Exercise: Type out the complete listing below word for word, without its pictures.

Record excerpts:
------------
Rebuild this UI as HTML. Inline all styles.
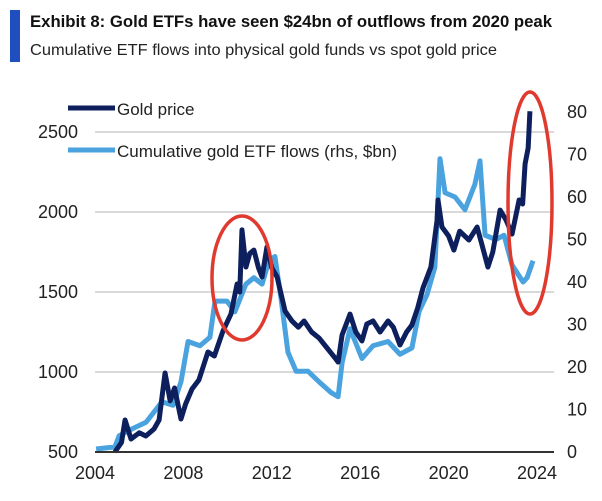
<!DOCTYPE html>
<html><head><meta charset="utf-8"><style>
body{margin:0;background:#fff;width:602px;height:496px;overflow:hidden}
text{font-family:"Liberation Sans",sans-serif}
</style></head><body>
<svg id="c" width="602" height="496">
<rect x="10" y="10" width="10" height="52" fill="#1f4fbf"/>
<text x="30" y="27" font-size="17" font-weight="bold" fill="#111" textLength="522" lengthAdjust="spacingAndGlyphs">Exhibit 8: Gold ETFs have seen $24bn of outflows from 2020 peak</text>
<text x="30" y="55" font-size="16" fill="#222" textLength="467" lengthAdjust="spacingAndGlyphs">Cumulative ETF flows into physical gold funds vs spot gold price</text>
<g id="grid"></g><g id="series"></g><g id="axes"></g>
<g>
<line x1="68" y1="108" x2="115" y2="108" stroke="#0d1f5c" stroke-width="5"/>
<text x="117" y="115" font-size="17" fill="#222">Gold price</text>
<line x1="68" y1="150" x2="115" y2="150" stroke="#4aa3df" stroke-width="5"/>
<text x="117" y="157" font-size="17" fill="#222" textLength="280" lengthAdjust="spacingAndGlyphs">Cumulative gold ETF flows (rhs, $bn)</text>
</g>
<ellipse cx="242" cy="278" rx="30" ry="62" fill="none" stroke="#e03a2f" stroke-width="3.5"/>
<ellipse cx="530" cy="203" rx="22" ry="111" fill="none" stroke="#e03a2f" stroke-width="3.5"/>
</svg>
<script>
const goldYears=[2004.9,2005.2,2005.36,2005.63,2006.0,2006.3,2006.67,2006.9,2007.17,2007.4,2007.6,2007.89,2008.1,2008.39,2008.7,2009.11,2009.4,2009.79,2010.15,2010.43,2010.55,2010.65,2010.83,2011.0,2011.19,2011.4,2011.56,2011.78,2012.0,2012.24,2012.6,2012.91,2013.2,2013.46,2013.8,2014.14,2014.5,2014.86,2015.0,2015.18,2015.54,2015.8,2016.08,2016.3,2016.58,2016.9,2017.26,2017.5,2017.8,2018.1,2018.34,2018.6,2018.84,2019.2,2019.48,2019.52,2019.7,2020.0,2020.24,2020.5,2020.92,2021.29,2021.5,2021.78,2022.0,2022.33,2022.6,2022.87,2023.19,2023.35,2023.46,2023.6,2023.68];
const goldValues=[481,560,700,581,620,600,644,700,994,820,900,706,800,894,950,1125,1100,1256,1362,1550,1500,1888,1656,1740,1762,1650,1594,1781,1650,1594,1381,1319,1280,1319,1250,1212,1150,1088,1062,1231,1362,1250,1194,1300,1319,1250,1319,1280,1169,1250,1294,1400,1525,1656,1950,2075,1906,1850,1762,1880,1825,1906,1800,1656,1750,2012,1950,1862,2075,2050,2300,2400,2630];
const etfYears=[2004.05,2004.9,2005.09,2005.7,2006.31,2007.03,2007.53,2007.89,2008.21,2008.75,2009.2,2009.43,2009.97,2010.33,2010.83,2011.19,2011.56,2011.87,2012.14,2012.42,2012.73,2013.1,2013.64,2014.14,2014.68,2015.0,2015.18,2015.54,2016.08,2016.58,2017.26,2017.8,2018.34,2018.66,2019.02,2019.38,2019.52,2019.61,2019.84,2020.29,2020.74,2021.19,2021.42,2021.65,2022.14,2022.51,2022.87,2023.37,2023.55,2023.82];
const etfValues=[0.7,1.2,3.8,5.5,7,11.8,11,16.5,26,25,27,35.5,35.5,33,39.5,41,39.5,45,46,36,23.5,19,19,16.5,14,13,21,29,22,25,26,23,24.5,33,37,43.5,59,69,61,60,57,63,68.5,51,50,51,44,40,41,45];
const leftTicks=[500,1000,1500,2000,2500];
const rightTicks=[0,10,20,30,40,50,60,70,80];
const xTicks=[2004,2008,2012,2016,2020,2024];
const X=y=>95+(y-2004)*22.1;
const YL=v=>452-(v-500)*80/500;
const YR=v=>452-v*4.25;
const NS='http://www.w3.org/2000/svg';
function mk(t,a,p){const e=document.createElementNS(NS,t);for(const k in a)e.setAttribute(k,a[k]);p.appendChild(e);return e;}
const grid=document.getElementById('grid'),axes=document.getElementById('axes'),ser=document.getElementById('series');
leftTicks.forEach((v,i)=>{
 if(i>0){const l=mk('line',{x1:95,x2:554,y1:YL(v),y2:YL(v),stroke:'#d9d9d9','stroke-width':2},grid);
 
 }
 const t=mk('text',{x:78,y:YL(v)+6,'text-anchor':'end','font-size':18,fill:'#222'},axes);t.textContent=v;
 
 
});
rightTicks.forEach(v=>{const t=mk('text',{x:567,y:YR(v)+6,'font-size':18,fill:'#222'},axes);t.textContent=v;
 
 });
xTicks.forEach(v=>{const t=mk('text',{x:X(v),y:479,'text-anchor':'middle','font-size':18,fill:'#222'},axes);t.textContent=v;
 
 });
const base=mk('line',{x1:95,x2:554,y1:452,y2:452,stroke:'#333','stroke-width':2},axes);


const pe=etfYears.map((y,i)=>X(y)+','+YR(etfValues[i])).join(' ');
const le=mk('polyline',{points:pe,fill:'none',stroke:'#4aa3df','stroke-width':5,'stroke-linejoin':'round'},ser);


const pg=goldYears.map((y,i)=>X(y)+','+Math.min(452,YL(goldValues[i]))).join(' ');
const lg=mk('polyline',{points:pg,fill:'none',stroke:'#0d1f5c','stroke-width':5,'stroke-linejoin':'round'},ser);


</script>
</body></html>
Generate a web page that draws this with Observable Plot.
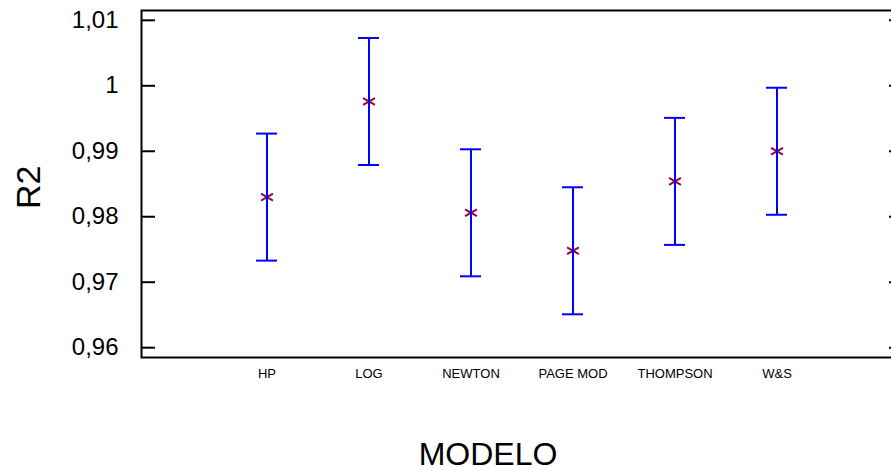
------------
Answer for this exercise:
Rebuild this UI as HTML. Inline all styles.
<!DOCTYPE html>
<html><head><meta charset="utf-8"><style>
body{margin:0;background:#fff;width:602px;height:496px;overflow:hidden}
text{font-family:"Liberation Sans",sans-serif}
</style></head><body>
<svg id="c" width="602" height="496">
<rect x="10" y="10" width="10" height="52" fill="#1f4fbf"/>
<text x="30" y="27" font-size="17" font-weight="bold" fill="#111" textLength="522" lengthAdjust="spacingAndGlyphs">Exhibit 8: Gold ETFs have seen $24bn of outflows from 2020 peak</text>
<text x="30" y="55" font-size="16" fill="#222" textLength="467" lengthAdjust="spacingAndGlyphs">Cumulative ETF flows into physical gold funds vs spot gold price</text>
<g id="grid"></g><g id="series"></g><g id="axes"></g>
<g>
<line x1="68" y1="108" x2="115" y2="108" stroke="#0d1f5c" stroke-width="5"/>
<text x="117" y="115" font-size="17" fill="#222">Gold price</text>
<line x1="68" y1="150" x2="115" y2="150" stroke="#4aa3df" stroke-width="5"/>
<text x="117" y="157" font-size="17" fill="#222" textLength="280" lengthAdjust="spacingAndGlyphs">Cumulative gold ETF flows (rhs, $bn)</text>
</g>
<ellipse cx="242" cy="278" rx="30" ry="62" fill="none" stroke="#e03a2f" stroke-width="3.5"/>
<ellipse cx="530" cy="203" rx="22" ry="111" fill="none" stroke="#e03a2f" stroke-width="3.5"/>
</svg>
<script>
const goldYears=[2004.9,2005.2,2005.36,2005.63,2006.0,2006.3,2006.67,2006.9,2007.17,2007.4,2007.6,2007.89,2008.1,2008.39,2008.7,2009.11,2009.4,2009.79,2010.15,2010.43,2010.55,2010.65,2010.83,2011.0,2011.19,2011.4,2011.56,2011.78,2012.0,2012.24,2012.6,2012.91,2013.2,2013.46,2013.8,2014.14,2014.5,2014.86,2015.0,2015.18,2015.54,2015.8,2016.08,2016.3,2016.58,2016.9,2017.26,2017.5,2017.8,2018.1,2018.34,2018.6,2018.84,2019.2,2019.48,2019.52,2019.7,2020.0,2020.24,2020.5,2020.92,2021.29,2021.5,2021.78,2022.0,2022.33,2022.6,2022.87,2023.19,2023.35,2023.46,2023.6,2023.68];
const goldValues=[481,560,700,581,620,600,644,700,994,820,900,706,800,894,950,1125,1100,1256,1362,1550,1500,1888,1656,1740,1762,1650,1594,1781,1650,1594,1381,1319,1280,1319,1250,1212,1150,1088,1062,1231,1362,1250,1194,1300,1319,1250,1319,1280,1169,1250,1294,1400,1525,1656,1950,2075,1906,1850,1762,1880,1825,1906,1800,1656,1750,2012,1950,1862,2075,2050,2300,2400,2630];
const etfYears=[2004.05,2004.9,2005.09,2005.7,2006.31,2007.03,2007.53,2007.89,2008.21,2008.75,2009.2,2009.43,2009.97,2010.33,2010.83,2011.19,2011.56,2011.87,2012.14,2012.42,2012.73,2013.1,2013.64,2014.14,2014.68,2015.0,2015.18,2015.54,2016.08,2016.58,2017.26,2017.8,2018.34,2018.66,2019.02,2019.38,2019.52,2019.61,2019.84,2020.29,2020.74,2021.19,2021.42,2021.65,2022.14,2022.51,2022.87,2023.37,2023.55,2023.82];
const etfValues=[0.7,1.2,3.8,5.5,7,11.8,11,16.5,26,25,27,35.5,35.5,33,39.5,41,39.5,45,46,36,23.5,19,19,16.5,14,13,21,29,22,25,26,23,24.5,33,37,43.5,59,69,61,60,57,63,68.5,51,50,51,44,40,41,45];
const leftTicks=[500,1000,1500,2000,2500];
const rightTicks=[0,10,20,30,40,50,60,70,80];
const xTicks=[2004,2008,2012,2016,2020,2024];
const X=y=>95+(y-2004)*22.1;
const YL=v=>452-(v-500)*80/500;
const YR=v=>452-v*4.25;
const NS='http://www.w3.org/2000/svg';
function mk(t,a,p){const e=document.createElementNS(NS,t);for(const k in a)e.setAttribute(k,a[k]);p.appendChild(e);return e;}
const grid=document.getElementById('grid'),axes=document.getElementById('axes'),ser=document.getElementById('series');
leftTicks.forEach((v,i)=>{
 if(i>0){const l=mk('line',{x1:95,x2:554,y1:YL(v),y2:YL(v),stroke:'#d9d9d9','stroke-width':2},grid);
 
 }
 const t=mk('text',{x:78,y:YL(v)+6,'text-anchor':'end','font-size':18,fill:'#222'},axes);t.textContent=v;
 
 
});
rightTicks.forEach(v=>{const t=mk('text',{x:567,y:YR(v)+6,'font-size':18,fill:'#222'},axes);t.textContent=v;
 
 });
xTicks.forEach(v=>{const t=mk('text',{x:X(v),y:479,'text-anchor':'middle','font-size':18,fill:'#222'},axes);t.textContent=v;
 
 });
const base=mk('line',{x1:95,x2:554,y1:452,y2:452,stroke:'#333','stroke-width':2},axes);


const pe=etfYears.map((y,i)=>X(y)+','+YR(etfValues[i])).join(' ');
const le=mk('polyline',{points:pe,fill:'none',stroke:'#4aa3df','stroke-width':5,'stroke-linejoin':'round'},ser);


const pg=goldYears.map((y,i)=>X(y)+','+Math.min(452,YL(goldValues[i]))).join(' ');
const lg=mk('polyline',{points:pg,fill:'none',stroke:'#0d1f5c','stroke-width':5,'stroke-linejoin':'round'},ser);


</script>
</body></html>
Generate a web page that draws this with Observable Plot.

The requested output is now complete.